<<<<
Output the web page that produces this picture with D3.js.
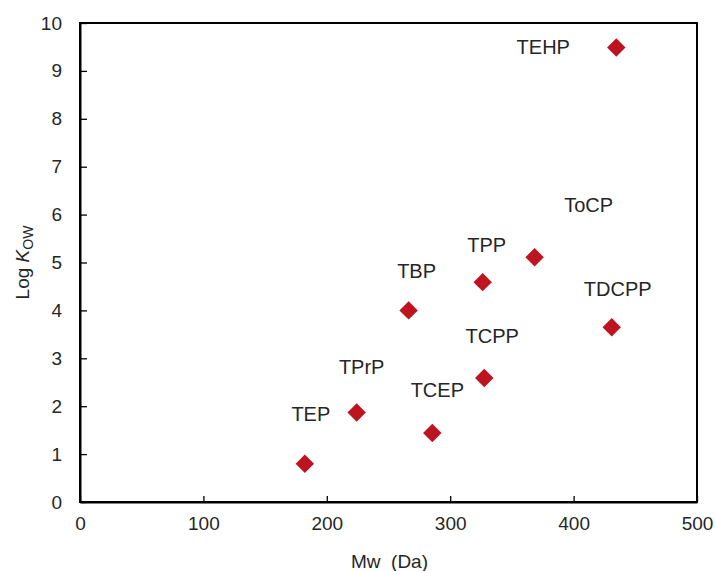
<!DOCTYPE html>
<html>
<head>
<meta charset="utf-8">
<script src="https://cdn.jsdelivr.net/npm/d3@7"></script>
<style>
  html, body { margin: 0; padding: 0; background: #fff; }
  svg text { font-family: "Liberation Sans", Arial, sans-serif; }
</style>
</head>
<body>
<svg id="chart" width="716" height="571"></svg>
<script>
// ---- data ----
const compounds = ["TEP", "TPrP", "TBP", "TCEP", "TPP", "TCPP", "ToCP", "TDCPP", "TEHP"];
const mw        = [182.2, 224.2, 266.3, 285.5, 326.3, 327.6, 368.4, 430.9, 434.6];
const logKow    = [0.80, 1.87, 4.00, 1.44, 4.59, 2.59, 5.11, 3.65, 9.49];
const labelNames = ["TEP", "TPrP", "TBP", "TCEP", "TPP", "TCPP", "ToCP", "TDCPP", "TEHP"];
const xTicks = [0, 100, 200, 300, 400, 500];
const yTicks = [0, 1, 2, 3, 4, 5, 6, 7, 8, 9, 10];

// label offsets (pixels, relative to marker) - styling only
const labelDx = [6, 5, 8, 5, 4, 8, 54, 6, -73];
const labelDy = [-50, -45, -39, -43, -37, -42, -52, -38, 0];

const margin = { left: 80, right: 19, top: 23, bottom: 69 };
const W = 716, H = 571;
const svg = d3.select("#chart");

const x = d3.scaleLinear().domain([0, 500]).range([margin.left, W - margin.right]);
const y = d3.scaleLinear().domain([0, 10]).range([H - margin.bottom, margin.top]);

const textColor = "#262626";
const axisColor = "#000";

// frame
svg.append("rect")
  .attr("x", x(0)).attr("y", y(10))
  .attr("width", x(500) - x(0)).attr("height", y(0) - y(10))
  .attr("fill", "none").attr("stroke", axisColor).attr("stroke-width", 2);

// axes
const xAxis = svg.append("g").attr("transform", `translate(0,${y(0)})`)
  .call(d3.axisBottom(x).tickValues(xTicks).tickSizeInner(-6).tickSizeOuter(0).tickPadding(15).tickFormat(d3.format("d")));
const yAxis = svg.append("g").attr("transform", `translate(${x(0)},0)`)
  .call(d3.axisLeft(y).tickValues(yTicks).tickSizeInner(-7).tickSizeOuter(0).tickPadding(18).tickFormat(d3.format("d")));

[xAxis, yAxis].forEach(g => {
  g.select(".domain").attr("stroke", axisColor).attr("stroke-width", 2);
  g.selectAll(".tick line").attr("stroke", axisColor).attr("stroke-width", 1.3);
  g.selectAll(".tick text").attr("fill", textColor).style("font-size", "19px");
});
xAxis.selectAll(".tick text").attr("dy", "0.71em");

// axis titles
svg.append("text")
  .attr("x", (x(0) + x(500)) / 2 + 1).attr("y", 568)
  .attr("text-anchor", "middle").attr("fill", textColor).style("font-size", "19px")
  .attr("xml:space", "preserve")
  .text("Mw  (Da)");

const yt = svg.append("text")
  .attr("transform", `translate(29,${(y(0) + y(10)) / 2}) rotate(-90)`)
  .attr("text-anchor", "middle").attr("fill", textColor).style("font-size", "19px");
yt.append("tspan").text("Log ");
yt.append("tspan").attr("font-style", "italic").text("K");
yt.append("tspan").attr("dy", "0.3em").style("font-size", "14px").text("OW");

// markers
const idx = d3.range(compounds.length);
const sq = d3.symbol().type(d3.symbolSquare).size(170);
svg.append("g").selectAll("path").data(idx).join("path")
  .attr("d", sq)
  .attr("transform", i => `translate(${x(mw[i])},${y(logKow[i])}) rotate(45)`)
  .attr("fill", "#be1420");

// labels
svg.append("g").selectAll("text").data(idx).join("text")
  .attr("x", i => x(mw[i]) + labelDx[i])
  .attr("y", i => y(logKow[i]) + labelDy[i])
  .attr("dy", "0.35em")
  .attr("text-anchor", "middle")
  .attr("fill", textColor)
  .style("font-size", "20px")
  .text(i => labelNames[i]);
</script>
</body>
</html>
>>>>
Copy each line above precisely, dropping the pictures.

• _RESULT OF THE EXERCISE_
Output the web page that produces this picture with D3.js.
<!DOCTYPE html>
<html>
<head>
<meta charset="utf-8">
<script src="https://cdn.jsdelivr.net/npm/d3@7"></script>
<style>
  html, body { margin: 0; padding: 0; background: #fff; }
  svg text { font-family: "Liberation Sans", Arial, sans-serif; }
</style>
</head>
<body>
<svg id="chart" width="716" height="571"></svg>
<script>
// ---- data ----
const compounds = ["TEP", "TPrP", "TBP", "TCEP", "TPP", "TCPP", "ToCP", "TDCPP", "TEHP"];
const mw        = [182.2, 224.2, 266.3, 285.5, 326.3, 327.6, 368.4, 430.9, 434.6];
const logKow    = [0.80, 1.87, 4.00, 1.44, 4.59, 2.59, 5.11, 3.65, 9.49];
const labelNames = ["TEP", "TPrP", "TBP", "TCEP", "TPP", "TCPP", "ToCP", "TDCPP", "TEHP"];
const xTicks = [0, 100, 200, 300, 400, 500];
const yTicks = [0, 1, 2, 3, 4, 5, 6, 7, 8, 9, 10];

// label offsets (pixels, relative to marker) - styling only
const labelDx = [6, 5, 8, 5, 4, 8, 54, 6, -73];
const labelDy = [-50, -45, -39, -43, -37, -42, -52, -38, 0];

const margin = { left: 80, right: 19, top: 23, bottom: 69 };
const W = 716, H = 571;
const svg = d3.select("#chart");

const x = d3.scaleLinear().domain([0, 500]).range([margin.left, W - margin.right]);
const y = d3.scaleLinear().domain([0, 10]).range([H - margin.bottom, margin.top]);

const textColor = "#262626";
const axisColor = "#000";

// frame
svg.append("rect")
  .attr("x", x(0)).attr("y", y(10))
  .attr("width", x(500) - x(0)).attr("height", y(0) - y(10))
  .attr("fill", "none").attr("stroke", axisColor).attr("stroke-width", 2);

// axes
const xAxis = svg.append("g").attr("transform", `translate(0,${y(0)})`)
  .call(d3.axisBottom(x).tickValues(xTicks).tickSizeInner(-6).tickSizeOuter(0).tickPadding(15).tickFormat(d3.format("d")));
const yAxis = svg.append("g").attr("transform", `translate(${x(0)},0)`)
  .call(d3.axisLeft(y).tickValues(yTicks).tickSizeInner(-7).tickSizeOuter(0).tickPadding(18).tickFormat(d3.format("d")));

[xAxis, yAxis].forEach(g => {
  g.select(".domain").attr("stroke", axisColor).attr("stroke-width", 2);
  g.selectAll(".tick line").attr("stroke", axisColor).attr("stroke-width", 1.3);
  g.selectAll(".tick text").attr("fill", textColor).style("font-size", "19px");
});
xAxis.selectAll(".tick text").attr("dy", "0.71em");

// axis titles
svg.append("text")
  .attr("x", (x(0) + x(500)) / 2 + 1).attr("y", 568)
  .attr("text-anchor", "middle").attr("fill", textColor).style("font-size", "19px")
  .attr("xml:space", "preserve")
  .text("Mw  (Da)");

const yt = svg.append("text")
  .attr("transform", `translate(29,${(y(0) + y(10)) / 2}) rotate(-90)`)
  .attr("text-anchor", "middle").attr("fill", textColor).style("font-size", "19px");
yt.append("tspan").text("Log ");
yt.append("tspan").attr("font-style", "italic").text("K");
yt.append("tspan").attr("dy", "0.3em").style("font-size", "14px").text("OW");

// markers
const idx = d3.range(compounds.length);
const sq = d3.symbol().type(d3.symbolSquare).size(170);
svg.append("g").selectAll("path").data(idx).join("path")
  .attr("d", sq)
  .attr("transform", i => `translate(${x(mw[i])},${y(logKow[i])}) rotate(45)`)
  .attr("fill", "#be1420");

// labels
svg.append("g").selectAll("text").data(idx).join("text")
  .attr("x", i => x(mw[i]) + labelDx[i])
  .attr("y", i => y(logKow[i]) + labelDy[i])
  .attr("dy", "0.35em")
  .attr("text-anchor", "middle")
  .attr("fill", textColor)
  .style("font-size", "20px")
  .text(i => labelNames[i]);
</script>
</body>
</html>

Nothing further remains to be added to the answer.